- [Aim of the exercise]: Omit every picture, and retype the lines that run from the beginning of the data below through the line containing "const sessionsPerTick = 41;", inclusive.

• • •

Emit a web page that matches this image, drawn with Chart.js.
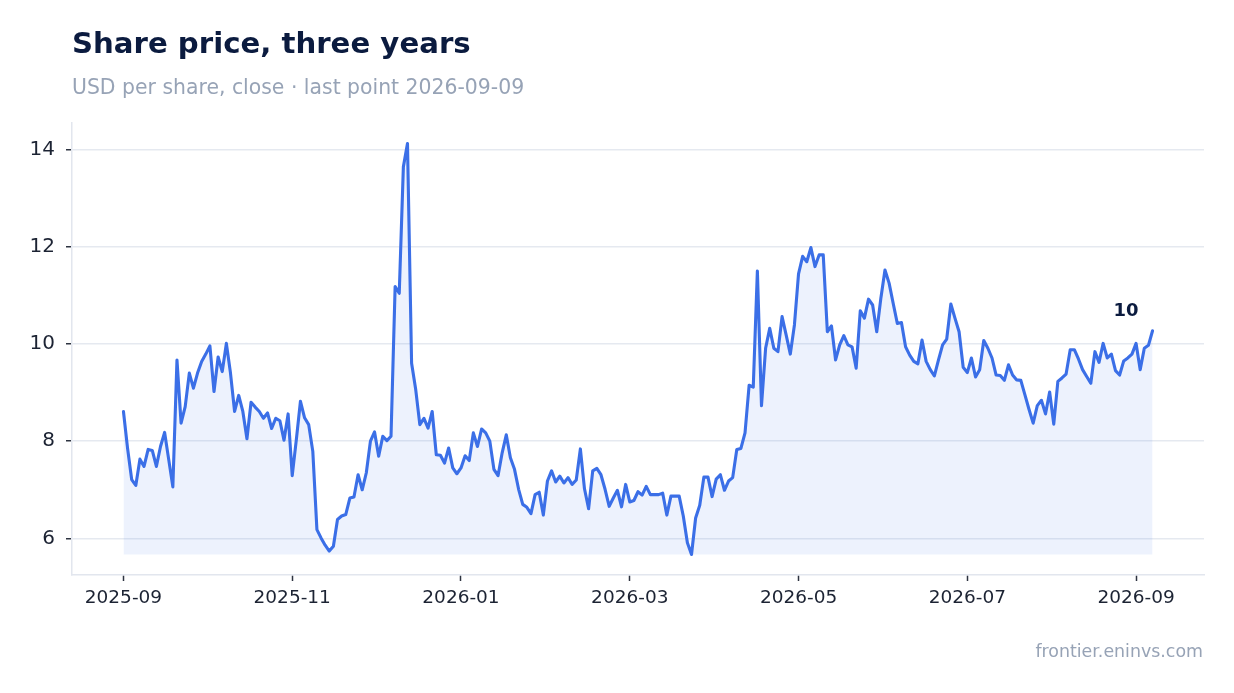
<!DOCTYPE html>
<html>
<head>
<meta charset="utf-8">
<script src="https://cdn.jsdelivr.net/npm/chart.js@4.4.1/dist/chart.umd.min.js"></script>
<style>
  html, body { margin: 0; padding: 0; background: #ffffff; }
  #wrap { position: relative; width: 1234px; height: 693px; overflow: hidden; font-family: "DejaVu Sans", sans-serif; }
  #chart { position: absolute; left: 0; top: 0; }
  .title { position: absolute; left: 72px; top: 29px; font-size: 29.2px; line-height: 1; font-weight: bold; color: #0b1b3f; white-space: nowrap; }
  .subtitle { position: absolute; left: 72px; top: 77px; font-size: 20.4px; line-height: 1; color: #97a3b6; white-space: nowrap; }
  .footer { position: absolute; right: 31px; top: 643px; font-size: 17.4px; line-height: 1; color: #97a3b6; white-space: nowrap; }
</style>
</head>
<body>
<div id="wrap">
  <canvas id="chart" width="1234" height="693"></canvas>
  <div class="title">Share price, three years</div>
  <div class="subtitle">USD per share, close · last point 2026-09-09</div>
  <div class="footer">frontier.eninvs.com</div>
</div>
<script>
// ---- data (daily closes) ----
const tickLabels = ['2025-09', '2025-11', '2026-01', '2026-03', '2026-05', '2026-07', '2026-09'];
const sessionsPerTick = 41; // trading sessions between two labelled months

const closeSep25 = [8.61, 7.85, 7.21, 7.09, 7.63, 7.48, 7.83, 7.81, 7.48, 7.89, 8.18, 7.62, 7.06, 9.67, 8.37, 8.71, 9.40, 9.09, 9.40, 9.64, 9.79, 9.96, 9.02, 9.73, 9.43, 10.01, 9.40, 8.61, 8.94, 8.61, 8.05, 8.80, 8.70, 8.61, 8.47, 8.58, 8.26, 8.47, 8.42, 8.02, 8.56];
const closeNov25 = [7.29, 8.03, 8.82, 8.48, 8.34, 7.79, 6.18, 6.01, 5.86, 5.74, 5.84, 6.39, 6.46, 6.49, 6.83, 6.85, 7.31, 7.00, 7.35, 8.00, 8.19, 7.69, 8.10, 8.01, 8.10, 11.18, 11.04, 13.64, 14.12, 9.60, 9.06, 8.34, 8.47, 8.27, 8.61, 7.72, 7.71, 7.55, 7.86, 7.45, 7.33];
const closeJan26 = [7.45, 7.70, 7.60, 8.17, 7.89, 8.25, 8.17, 8.00, 7.42, 7.29, 7.76, 8.13, 7.66, 7.42, 7.01, 6.70, 6.64, 6.51, 6.90, 6.95, 6.48, 7.18, 7.39, 7.16, 7.28, 7.14, 7.25, 7.11, 7.20, 7.84, 7.02, 6.61, 7.39, 7.44, 7.31, 7.01, 6.66, 6.83, 6.99, 6.65, 7.11];
const closeMar26 = [6.75, 6.78, 6.96, 6.89, 7.07, 6.90, 6.90, 6.90, 6.93, 6.48, 6.87, 6.87, 6.87, 6.46, 5.91, 5.67, 6.42, 6.68, 7.26, 7.26, 6.86, 7.22, 7.31, 6.99, 7.18, 7.25, 7.83, 7.85, 8.17, 9.15, 9.11, 11.50, 8.73, 9.91, 10.32, 9.91, 9.84, 10.56, 10.18, 9.79, 10.39];
const closeMay26 = [11.44, 11.80, 11.69, 11.98, 11.59, 11.83, 11.83, 10.25, 10.37, 9.67, 9.98, 10.17, 9.98, 9.94, 9.50, 10.68, 10.53, 10.92, 10.80, 10.25, 10.94, 11.52, 11.25, 10.83, 10.42, 10.44, 9.94, 9.77, 9.64, 9.59, 10.08, 9.64, 9.47, 9.34, 9.67, 9.98, 10.10, 10.82, 10.53, 10.25, 9.52];
const closeJul26 = [9.41, 9.71, 9.32, 9.47, 10.07, 9.91, 9.71, 9.36, 9.35, 9.25, 9.57, 9.36, 9.26, 9.25, 8.95, 8.65, 8.37, 8.73, 8.84, 8.56, 9.01, 8.35, 9.23, 9.30, 9.38, 9.88, 9.88, 9.69, 9.47, 9.33, 9.19, 9.84, 9.62, 10.01, 9.71, 9.79, 9.45, 9.36, 9.65, 9.71, 9.79];
const closeSep26 = [10.01, 9.47, 9.91, 9.97, 10.27];

const closes = [].concat(closeSep25, closeNov25, closeJan26, closeMar26, closeMay26, closeJul26, closeSep26);

// ---- derived ----
const points = closes.map((v, i) => ({ x: i, y: v }));
const lo = Math.min(...closes), hi = Math.max(...closes);
const yPad = (hi - lo) * 0.05;
const xPad = (closes.length - 1) * 0.05;

const LINE = '#3b6fe7';
const FONT = 'DejaVu Sans';

const lastLabel = {
  id: 'lastLabel',
  afterDatasetsDraw(chart) {
    const meta = chart.getDatasetMeta(0);
    const el = meta.data[meta.data.length - 1];
    const ctx = chart.ctx;
    ctx.save();
    ctx.font = 'bold 18px "' + FONT + '"';
    ctx.fillStyle = '#0b1b3f';
    ctx.textAlign = 'right';
    ctx.textBaseline = 'alphabetic';
    ctx.fillText(Math.round(closes[closes.length - 1]).toString(), el.x - 14, el.y - 15);
    ctx.restore();
  }
};

new Chart(document.getElementById('chart'), {
  type: 'line',
  data: {
    datasets: [{
      data: points,
      borderColor: LINE,
      borderWidth: 3.1,
      borderJoinStyle: 'round',
      borderCapStyle: 'round',
      pointRadius: 0,
      pointHoverRadius: 0,
      tension: 0,
      fill: { value: lo },
      backgroundColor: 'rgba(59,111,231,0.09)'
    }]
  },
  options: {
    responsive: false,
    animation: false,
    devicePixelRatio: 1,
    layout: { padding: { left: 0, right: 30, top: 123, bottom: 0 } },
    plugins: { legend: { display: false }, tooltip: { enabled: false }, title: { display: false } },
    scales: {
      x: {
        type: 'linear',
        min: -xPad,
        max: closes.length - 1 + xPad,
        afterFit(s) { s.height = 118; },
        afterBuildTicks(s) { s.ticks = tickLabels.map((_, k) => ({ value: k * sessionsPerTick })); },
        grid: { drawOnChartArea: false, drawTicks: true, tickLength: 6, tickColor: '#2d3340', tickWidth: 1.5 },
        border: { display: true, color: '#e2e6ee', width: 1.5 },
        ticks: {
          autoSkip: false,
          maxRotation: 0,
          padding: 6,
          color: '#1c2333',
          font: { family: FONT, size: 18.5 },
          callback: (v) => tickLabels[Math.round(v / sessionsPerTick)]
        }
      },
      y: {
        min: lo - yPad,
        max: hi + yPad,
        afterFit(s) { s.width = 72; },
        grid: { color: '#e5e9f0', lineWidth: 1.5, drawTicks: true, tickLength: 6, tickColor: '#2d3340', tickWidth: 1.5 },
        border: { display: true, color: '#e2e6ee', width: 1.5 },
        ticks: {
          stepSize: 2,
          includeBounds: false,
          padding: 11,
          color: '#1c2333',
          font: { family: FONT, size: 20 },
          callback: (v) => v.toString()
        }
      }
    }
  },
  plugins: [lastLabel]
});
</script>
</body>
</html>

• • •

- [Reply to the task]:
Emit a web page that matches this image, drawn with Chart.js.
<!DOCTYPE html>
<html>
<head>
<meta charset="utf-8">
<script src="https://cdn.jsdelivr.net/npm/chart.js@4.4.1/dist/chart.umd.min.js"></script>
<style>
  html, body { margin: 0; padding: 0; background: #ffffff; }
  #wrap { position: relative; width: 1234px; height: 693px; overflow: hidden; font-family: "DejaVu Sans", sans-serif; }
  #chart { position: absolute; left: 0; top: 0; }
  .title { position: absolute; left: 72px; top: 29px; font-size: 29.2px; line-height: 1; font-weight: bold; color: #0b1b3f; white-space: nowrap; }
  .subtitle { position: absolute; left: 72px; top: 77px; font-size: 20.4px; line-height: 1; color: #97a3b6; white-space: nowrap; }
  .footer { position: absolute; right: 31px; top: 643px; font-size: 17.4px; line-height: 1; color: #97a3b6; white-space: nowrap; }
</style>
</head>
<body>
<div id="wrap">
  <canvas id="chart" width="1234" height="693"></canvas>
  <div class="title">Share price, three years</div>
  <div class="subtitle">USD per share, close · last point 2026-09-09</div>
  <div class="footer">frontier.eninvs.com</div>
</div>
<script>
// ---- data (daily closes) ----
const tickLabels = ['2025-09', '2025-11', '2026-01', '2026-03', '2026-05', '2026-07', '2026-09'];
const sessionsPerTick = 41; // trading sessions between two labelled months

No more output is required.